Here’s the dilemma. No tax revenues = no new funds to support the type of cultural and much needed improvements (think Library, road improvements, sidewalks, etc.) that are at the very heart of the Master Plan of Crozet. So where do the revenue hungry turn when it is time to welcome developers of light industrial business parks? The easiest places to access are usually given the green light for development first and we have a light that we should examine closely before we let it change on us. Some of the locations recently designated by our leaders for ideal growth are a few major intersections of highways with Rte 64.
It was announced tonight at the Crozet Community Association meeting that there is going to be a Master Plan review and meeting on Thursday, January 21st whose purpose (for one) will bring to light an idea that at least one person in our community claims will supply the revenue generating light industrial growth that Crozet (by way of our growth-area designation in the county) is destined to support. Where is this development to occur? The proposed development of land equal to the size of two Fashion Square Malls, sits quietly by the intersection of 250 and 64 at that sleepy little intersection that is the gateway to our homes and schools right now. Imagine a Waynesboro type intersection right next to our lovely pastoral village. Is this what you moved to Crozet to get close to?
If “Intersectionville” is the very name of the town you want to live in you may well get it, unless you show up to exhibit your commitment to an alternative way of life. The vision of retaining the downtown area and building it up to support sustainable and healthy growth alongside the tracks and within walking distance of community services already in place, will become nothing but a memory if the car and semi-truck driven sprawl is allowed to go in where it is proposed.
If you have an opinion to voice please show up on Thursday night on the 21st at the Field School auditorium (Old Crozet School on Crozet Ave.) at 7:00 PM. Meet some new neighbors and bring some neighbors that you already know. Meet some of the planning department representatives that have been actively involved in our master plan-consistently showing up to hear what YOU have to say. Listen to what is proposed to develop around us and become an active part of the small town that you moved here to enjoy. If you let others make your decisions for you- you are going to have to live in a world that someone else created for you and your children. Government is here as a tool of the people. If we do not interact, speak-up and have a hand in the sustainable design of our town here- it will not be a tool in our hands- but in the hands of those that would profit from business-as-usual sprawl. If the vision for Yancy Mills Industrial park and surrounding areas is not of a sprawling build out- let that be shown clearly to us.
Here’s the challenge… People that live in Crozet can affect how and where that revenue-creating light industrial growth is to occur by becoming the community that we claim we came here to be part of.
You want that small town feel? Now is your time to shine on Thursday- January 21st.

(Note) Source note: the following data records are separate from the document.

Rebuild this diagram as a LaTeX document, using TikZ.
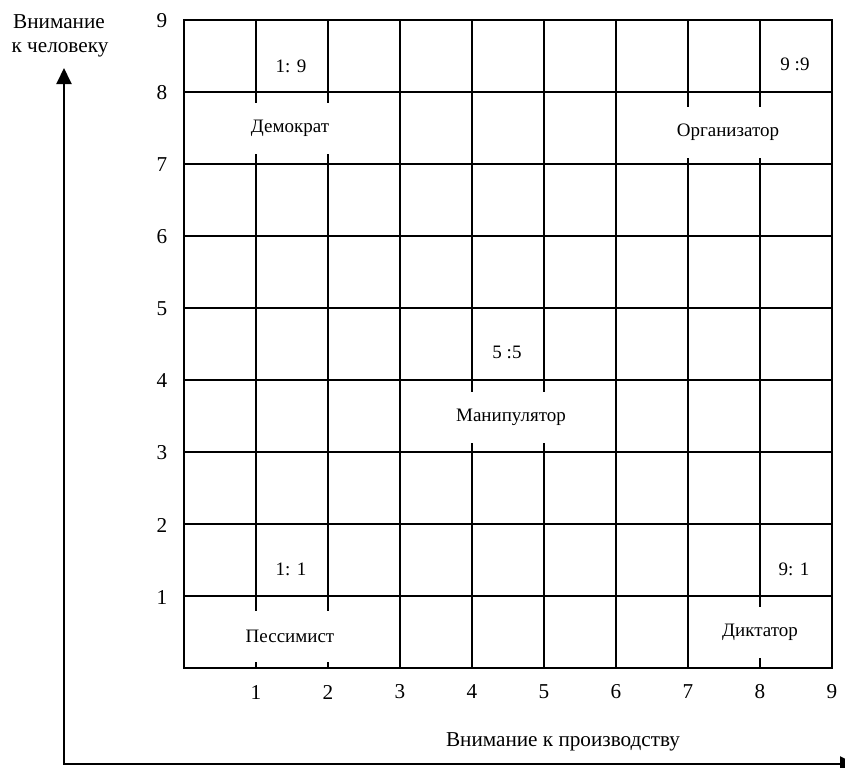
\documentclass[tikz,border=0pt]{standalone}
\usepackage{fontspec}
\setmainfont{Liberation Serif}
\usetikzlibrary{arrows.meta}
\begin{document}
\begin{tikzpicture}[x=0.5pt,y=-0.5pt,
  gridline/.style={line width=1pt},
  axisline/.style={line width=1pt,{Triangle[width=7.5pt,length=8pt]}-{Triangle[width=7.5pt,length=8pt]}},
  axtext/.style={font=\fontsize{10.6}{12}\selectfont, inner sep=0pt},
  celltext/.style={font=\fontsize{9.5}{11}\selectfont, inner sep=0pt},
  gapbox/.style={fill=white, inner sep=0pt, minimum height=25.5pt, font=\fontsize{9.5}{11}\selectfont}]
\useasboundingbox (0,0) rectangle (845,767);
% grid
\foreach \i in {1,...,8} {
  \draw[gridline] ({184+72*\i},20) -- ({184+72*\i},668);
  \draw[gridline] (184,{20+72*\i}) -- (832,{20+72*\i});
}
\draw[gridline] (184,20) rectangle (832,668);
% labels with gaps
\node[gapbox, minimum width=44pt] (dem) at (290,128.5) {Демократ};
\node[gapbox, minimum width=60pt] (org) at (728,132.5) {Организатор};
\node[gapbox, minimum width=60pt] (man) at (511,417.5) {Манипулятор};
\node[gapbox, minimum width=44pt] (pes) at (290,636) {Пессимист};
\node[gapbox] (dik) at (760,632) {Диктатор};
% ratio labels
\node[celltext] (r19) at (291,66) {1: 9};
\node[celltext] (r99) at (795,64) {9 :9};
\node[celltext] (r55) at (507,352) {5 :5};
\node[celltext] (r11) at (291,569) {1: 1};
\node[celltext] (r91) at (794,569) {9: 1};
% tick labels
\foreach \v in {1,...,9} {
  \node[axtext] (yl\v) at (162,{669-72*\v}) {\v};
  \node[axtext] (xl\v) at ({184+72*\v},692) {\v};
}
% axis titles
\node[axtext, anchor=base] (yt1) at (59,28) {Внимание};
\node[axtext, anchor=base] (yt2) at (60,52.5) {к человеку};
\node[axtext] (xt) at (563,742) {Внимание к производству};
% axes
\coordinate (ytip) at (64,68);
\coordinate (orig) at (64,764);
\coordinate (xtip) at (856,764);
\draw[axisline] (ytip) -- (orig) -- (xtip);
\end{tikzpicture}
\end{document}
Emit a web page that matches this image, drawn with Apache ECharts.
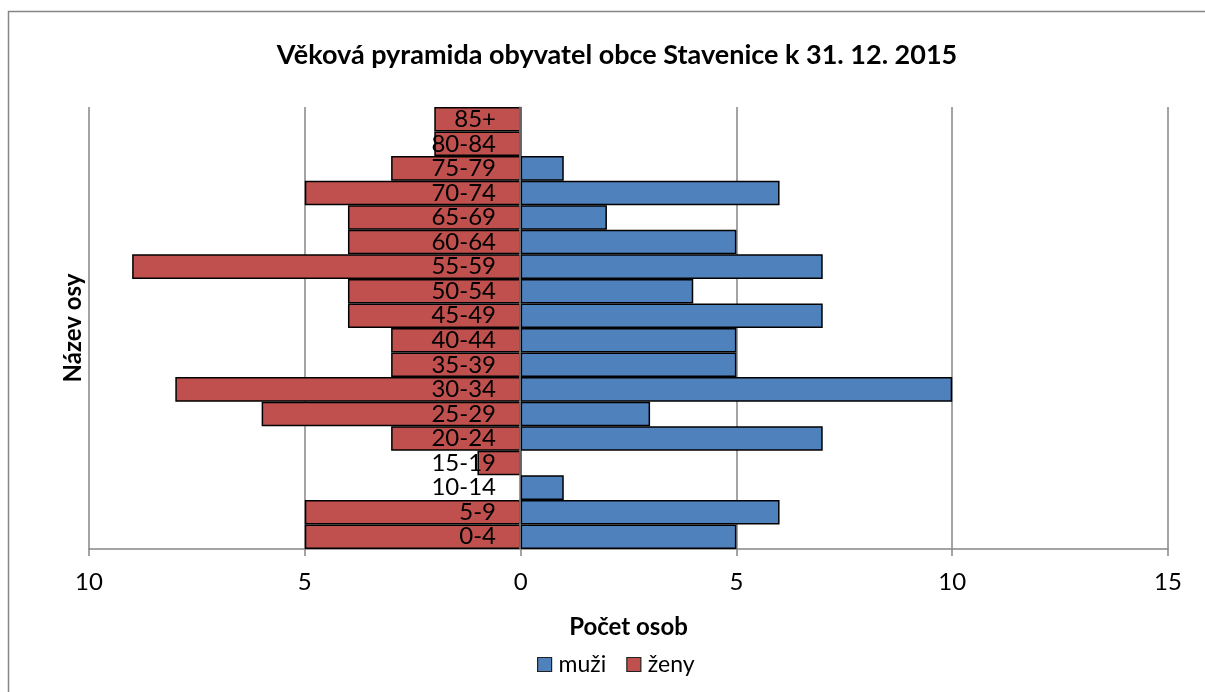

I’ll be there. I hope we have a really good (big) crowd. I want to hear what my neighbors want from their community.
Those of us with third graders at Brownsville won’t be able to attend…we have a performance at school that night. Is it too late to start a petition, not only against the industrial park, but also to save our beloved library? I am happy to get the word out or even start one!
Carole –
If you start the petition, I’ll write about it.
UPDATE! Tonight’s CCAC light industrial meeting at Field School is POSTPONED til next Thursday, January 28 at 7 p.m. due to tonight’s ice and snow forecast.